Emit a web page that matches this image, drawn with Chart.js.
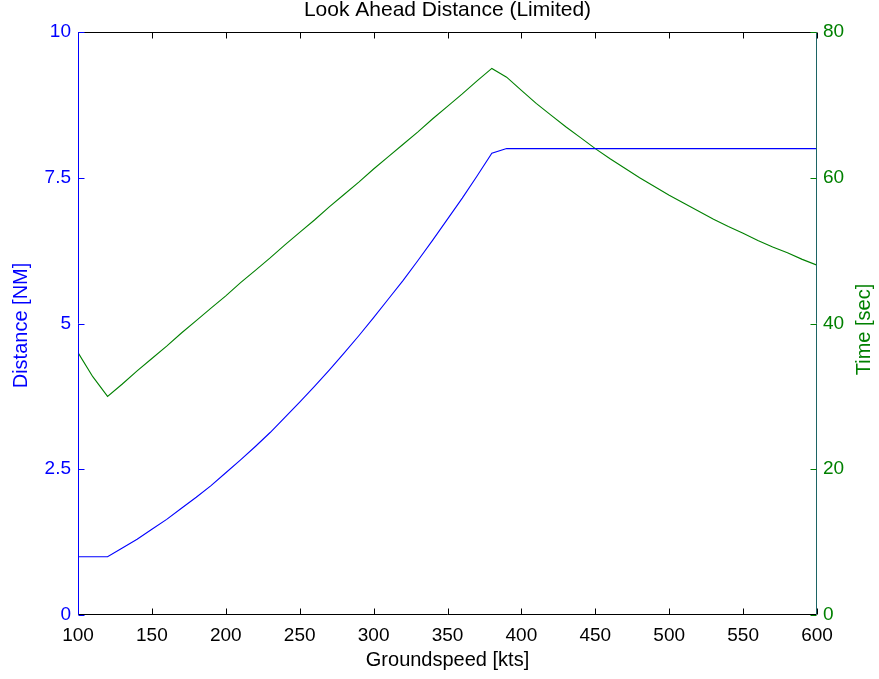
<!DOCTYPE html>
<html>
<head>
<meta charset="utf-8">
<title>Look Ahead Distance (Limited)</title>
<script src="https://cdn.jsdelivr.net/npm/chart.js@4/dist/chart.umd.min.js"></script>
<style>
    html, body { margin: 0; padding: 0; background: #fff; }
    #wrap { width: 879px; height: 679px; }
</style>
</head>
<body>
<div id="wrap"><canvas id="lookAhead" width="879" height="679"></canvas></div>
<script>
// Look Ahead Distance chart - plotyy style (distance left, time right)

const speeds = [100, 110, 120, 130, 140, 150, 160, 170, 180, 190,
    200, 210, 220, 230, 240, 250, 260, 270, 280, 290,
    300, 310, 320, 330, 340, 350, 360, 370, 380, 390,
    400, 410, 420, 430, 440, 450, 460, 470, 480, 490,
    500, 510, 520, 530, 540, 550, 560, 570, 580, 590, 600];

// distance [NM]
const distance = [1.00, 1.00, 1.00, 1.15, 1.30, 1.47, 1.64, 1.83, 2.02, 2.22,
    2.44, 2.66, 2.89, 3.13, 3.39, 3.65, 3.92, 4.20, 4.49, 4.79,
    5.10, 5.42, 5.74, 6.08, 6.43, 6.79, 7.15, 7.53, 7.92, 8.00,
    8.00, 8.00, 8.00, 8.00, 8.00, 8.00, 8.00, 8.00, 8.00, 8.00,
    8.00, 8.00, 8.00, 8.00, 8.00, 8.00, 8.00, 8.00, 8.00, 8.00, 8.00];

// time [sec]
const timeSec = [36.0, 32.7, 30.0, 31.7, 33.5, 35.2, 36.9, 38.7, 40.4, 42.1,
    43.8, 45.6, 47.3, 49.0, 50.8, 52.5, 54.2, 56.0, 57.7, 59.4,
    61.2, 62.9, 64.6, 66.3, 68.1, 69.8, 71.5, 73.3, 75.0, 73.8,
    72.0, 70.2, 68.6, 67.0, 65.5, 64.0, 62.6, 61.3, 60.0, 58.8,
    57.6, 56.5, 55.4, 54.3, 53.3, 52.4, 51.4, 50.5, 49.7, 48.8, 48.0];

const xTicks = [100, 150, 200, 250, 300, 350, 400, 450, 500, 550, 600];
const distTicks = [0, 2.5, 5, 7.5, 10];
const timeTicks = [0, 20, 40, 60, 80];

const BLUE = "#0000ff";
const GREEN = "#008000";
const FONT = "'Liberation Sans', Arial, Helvetica, sans-serif";

// frame, inward tick marks and axis titles, matlab look
const framePlugin = {
    id: "frame",
    afterDatasetsDraw(chart) {
        const ctx = chart.ctx;
        const a = chart.chartArea;
        const xs = chart.scales.x;
        const yl = chart.scales.y;
        const yr = chart.scales.y1;
        const L = Math.round(a.left) + 0.5;
        const R = Math.round(a.right) - 0.5;
        const T = Math.round(a.top) + 0.5;
        const B = Math.round(a.bottom) - 0.5;
        const len = 6;

        ctx.save();
        ctx.lineWidth = 1;

        // top + bottom border and x ticks
        ctx.strokeStyle = "#000";
        ctx.beginPath();
        ctx.moveTo(L, T); ctx.lineTo(R, T);
        ctx.moveTo(L, B); ctx.lineTo(R, B);
        xTicks.forEach(v => {
            const px = Math.round(xs.getPixelForValue(v)) + 0.5;
            ctx.moveTo(px, B); ctx.lineTo(px, B - len);
            ctx.moveTo(px, T); ctx.lineTo(px, T + len);
        });
        ctx.stroke();

        // left axis (blue)
        ctx.strokeStyle = BLUE;
        ctx.beginPath();
        ctx.moveTo(L, T); ctx.lineTo(L, B);
        distTicks.forEach(v => {
            const py = Math.round(yl.getPixelForValue(v)) + 0.5;
            ctx.moveTo(L, py); ctx.lineTo(L + len, py);
        });
        ctx.stroke();

        // right axis (green over blue -> teal)
        ctx.strokeStyle = "#1c6464";
        ctx.beginPath();
        ctx.moveTo(R, T); ctx.lineTo(R, B);
        ctx.stroke();
        ctx.strokeStyle = GREEN;
        ctx.beginPath();
        timeTicks.forEach(v => {
            const py = Math.round(yr.getPixelForValue(v)) + 0.5;
            ctx.moveTo(R, py); ctx.lineTo(R - len, py);
        });
        ctx.stroke();

        // axis titles
        ctx.font = "20px " + FONT;
        ctx.textAlign = "center";
        ctx.textBaseline = "middle";
        ctx.fillStyle = "#000";
        ctx.fillText("Groundspeed [kts]", (a.left + a.right) / 2, 660);

        const midY = (a.top + a.bottom) / 2;
        ctx.fillStyle = BLUE;
        ctx.save();
        ctx.translate(21, midY + 2);
        ctx.rotate(-Math.PI / 2);
        ctx.fillText("Distance [NM]", 0, 0);
        ctx.restore();

        ctx.fillStyle = GREEN;
        ctx.save();
        ctx.translate(864, midY + 6);
        ctx.rotate(-Math.PI / 2);
        ctx.fillText("Time [sec]", 0, 0);
        ctx.restore();

        ctx.restore();
    }
};

const ctx = document.getElementById("lookAhead");

new Chart(ctx, {
    type: "line",
    data: {
        datasets: [{
            label: "Distance [NM]",
            data: speeds.map((s, i) => ({ x: s, y: distance[i] })),
            borderColor: BLUE,
            borderWidth: 1.1,
            pointRadius: 0,
            tension: 0,
            yAxisID: "y"
        }, {
            label: "Time [sec]",
            data: speeds.map((s, i) => ({ x: s, y: timeSec[i] })),
            borderColor: GREEN,
            borderWidth: 1.1,
            pointRadius: 0,
            tension: 0,
            yAxisID: "y1"
        }]
    },
    options: {
        responsive: false,
        animation: false,
        layout: { padding: 0 },
        plugins: {
            legend: { display: false },
            tooltip: { enabled: false },
            title: {
                display: true,
                text: "Look Ahead Distance (Limited)",
                fullSize: false,
                color: "#000",
                font: { family: FONT, size: 21, weight: "normal", lineHeight: 1 },
                padding: { top: 0, bottom: 11 }
            }
        },
        scales: {
            x: {
                type: "linear",
                min: 100,
                max: 600,
                afterBuildTicks: s => { s.ticks = xTicks.map(v => ({ value: v })); },
                afterFit: s => { s.height = 64; },
                grid: { display: false, drawTicks: false },
                border: { display: false },
                ticks: {
                    color: "#000",
                    padding: 9,
                    maxRotation: 0,
                    autoSkip: false,
                    font: { family: FONT, size: 19 },
                    callback: v => String(v)
                }
            },
            y: {
                position: "left",
                min: 0,
                max: 10,
                afterBuildTicks: s => { s.ticks = distTicks.map(v => ({ value: v })); },
                afterFit: s => { s.width = 78; },
                grid: { display: false, drawTicks: false },
                border: { display: false },
                ticks: {
                    color: BLUE,
                    padding: 7,
                    font: { family: FONT, size: 19 },
                    callback: v => String(v)
                }
            },
            y1: {
                position: "right",
                min: 0,
                max: 80,
                afterBuildTicks: s => { s.ticks = timeTicks.map(v => ({ value: v })); },
                afterFit: s => { s.width = 62; },
                grid: { display: false, drawTicks: false },
                border: { display: false },
                ticks: {
                    color: GREEN,
                    padding: 6,
                    font: { family: FONT, size: 19 },
                    callback: v => String(v)
                }
            }
        }
    },
    plugins: [framePlugin]
});
</script>
</body>
</html>
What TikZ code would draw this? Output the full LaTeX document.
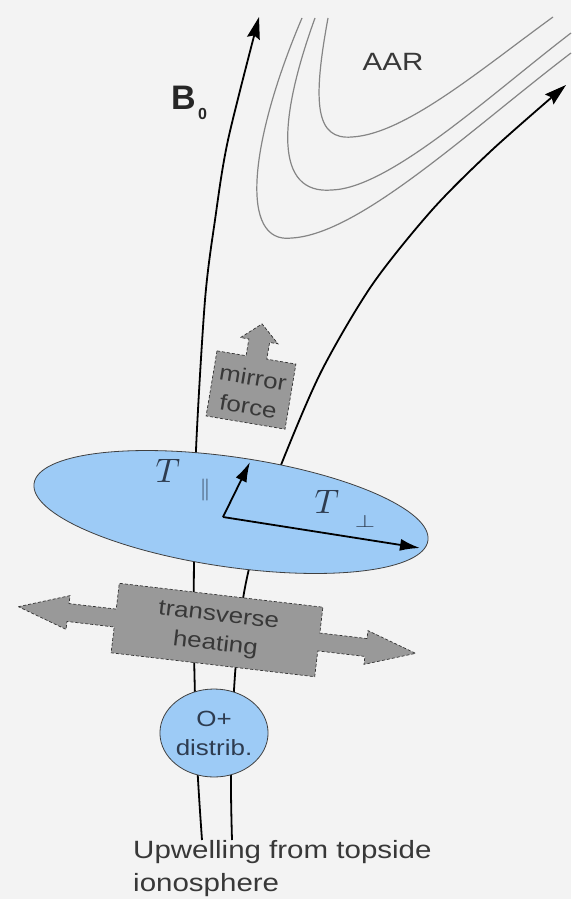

**********

Look above for lines with the word "this" and copy them all.

Emit a web page that matches this image, drawn with Chart.js.
What TikZ code would draw this? Output the full LaTeX document.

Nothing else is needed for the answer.